(Items listed in a dataset)
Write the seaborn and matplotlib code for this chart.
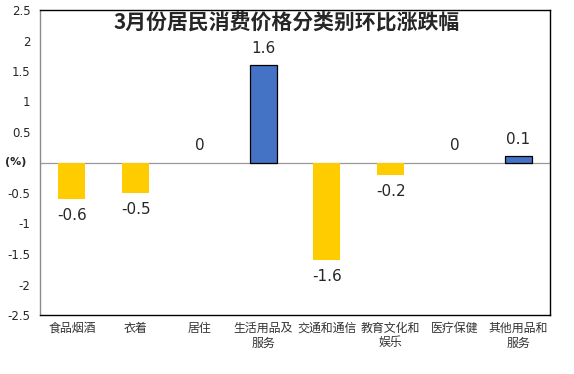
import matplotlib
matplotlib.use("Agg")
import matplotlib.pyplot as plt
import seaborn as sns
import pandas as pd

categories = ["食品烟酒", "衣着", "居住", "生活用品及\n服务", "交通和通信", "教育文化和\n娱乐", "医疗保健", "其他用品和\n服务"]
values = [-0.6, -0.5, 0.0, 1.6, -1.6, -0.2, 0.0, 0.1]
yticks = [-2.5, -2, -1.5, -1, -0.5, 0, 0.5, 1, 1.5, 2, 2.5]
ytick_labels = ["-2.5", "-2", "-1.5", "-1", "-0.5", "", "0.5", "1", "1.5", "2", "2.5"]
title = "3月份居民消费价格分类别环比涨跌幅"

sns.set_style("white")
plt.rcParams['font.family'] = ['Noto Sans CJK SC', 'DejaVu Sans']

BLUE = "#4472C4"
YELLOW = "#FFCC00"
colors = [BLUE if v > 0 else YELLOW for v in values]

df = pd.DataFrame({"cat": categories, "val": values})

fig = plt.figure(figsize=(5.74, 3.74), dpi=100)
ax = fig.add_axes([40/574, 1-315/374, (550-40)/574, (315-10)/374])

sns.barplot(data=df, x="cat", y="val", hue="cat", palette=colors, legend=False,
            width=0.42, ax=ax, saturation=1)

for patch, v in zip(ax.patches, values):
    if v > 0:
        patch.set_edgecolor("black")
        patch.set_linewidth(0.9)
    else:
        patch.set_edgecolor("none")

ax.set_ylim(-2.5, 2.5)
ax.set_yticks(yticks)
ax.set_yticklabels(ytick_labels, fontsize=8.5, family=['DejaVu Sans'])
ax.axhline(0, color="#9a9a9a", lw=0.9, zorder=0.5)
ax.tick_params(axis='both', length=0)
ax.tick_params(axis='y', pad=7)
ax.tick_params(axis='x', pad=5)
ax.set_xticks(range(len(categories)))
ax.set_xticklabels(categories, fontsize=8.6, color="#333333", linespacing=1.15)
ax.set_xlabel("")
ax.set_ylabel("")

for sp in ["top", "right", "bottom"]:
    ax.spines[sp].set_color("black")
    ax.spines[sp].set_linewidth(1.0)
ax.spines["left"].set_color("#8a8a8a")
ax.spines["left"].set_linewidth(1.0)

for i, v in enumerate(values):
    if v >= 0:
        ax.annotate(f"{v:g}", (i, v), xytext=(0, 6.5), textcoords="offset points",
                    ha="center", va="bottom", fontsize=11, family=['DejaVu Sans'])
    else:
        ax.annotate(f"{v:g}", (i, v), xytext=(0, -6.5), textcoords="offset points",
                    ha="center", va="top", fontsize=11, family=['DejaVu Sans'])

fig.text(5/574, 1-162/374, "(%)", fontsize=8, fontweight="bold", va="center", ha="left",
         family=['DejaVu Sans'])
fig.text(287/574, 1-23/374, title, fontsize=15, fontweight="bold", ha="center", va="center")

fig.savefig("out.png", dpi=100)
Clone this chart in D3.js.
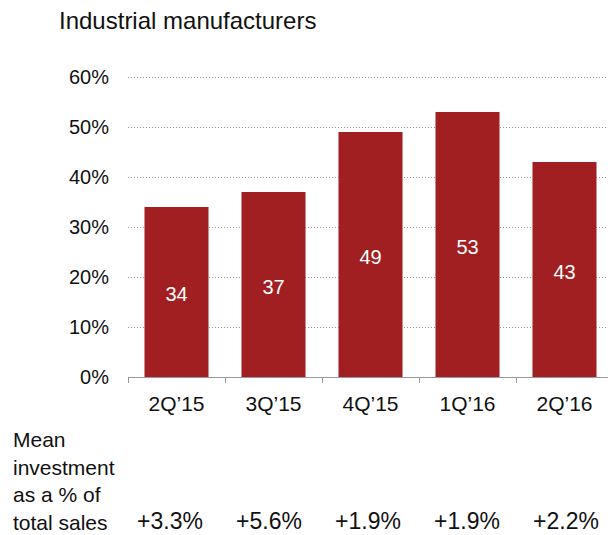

» EXERCISE INSTRUCTIONS
Everything from the first line of the records through the line containing "width=0.42, ax=ax, saturation=1)" should be reproduced exactly, apart from the pictures.

» SOLUTION TO THIS TASK
Write the seaborn and matplotlib code for this chart.
import matplotlib
matplotlib.use("Agg")
import matplotlib.pyplot as plt
import seaborn as sns
import pandas as pd

categories = ["食品烟酒", "衣着", "居住", "生活用品及\n服务", "交通和通信", "教育文化和\n娱乐", "医疗保健", "其他用品和\n服务"]
values = [-0.6, -0.5, 0.0, 1.6, -1.6, -0.2, 0.0, 0.1]
yticks = [-2.5, -2, -1.5, -1, -0.5, 0, 0.5, 1, 1.5, 2, 2.5]
ytick_labels = ["-2.5", "-2", "-1.5", "-1", "-0.5", "", "0.5", "1", "1.5", "2", "2.5"]
title = "3月份居民消费价格分类别环比涨跌幅"

sns.set_style("white")
plt.rcParams['font.family'] = ['Noto Sans CJK SC', 'DejaVu Sans']

BLUE = "#4472C4"
YELLOW = "#FFCC00"
colors = [BLUE if v > 0 else YELLOW for v in values]

df = pd.DataFrame({"cat": categories, "val": values})

fig = plt.figure(figsize=(5.74, 3.74), dpi=100)
ax = fig.add_axes([40/574, 1-315/374, (550-40)/574, (315-10)/374])

sns.barplot(data=df, x="cat", y="val", hue="cat", palette=colors, legend=False,
            width=0.42, ax=ax, saturation=1)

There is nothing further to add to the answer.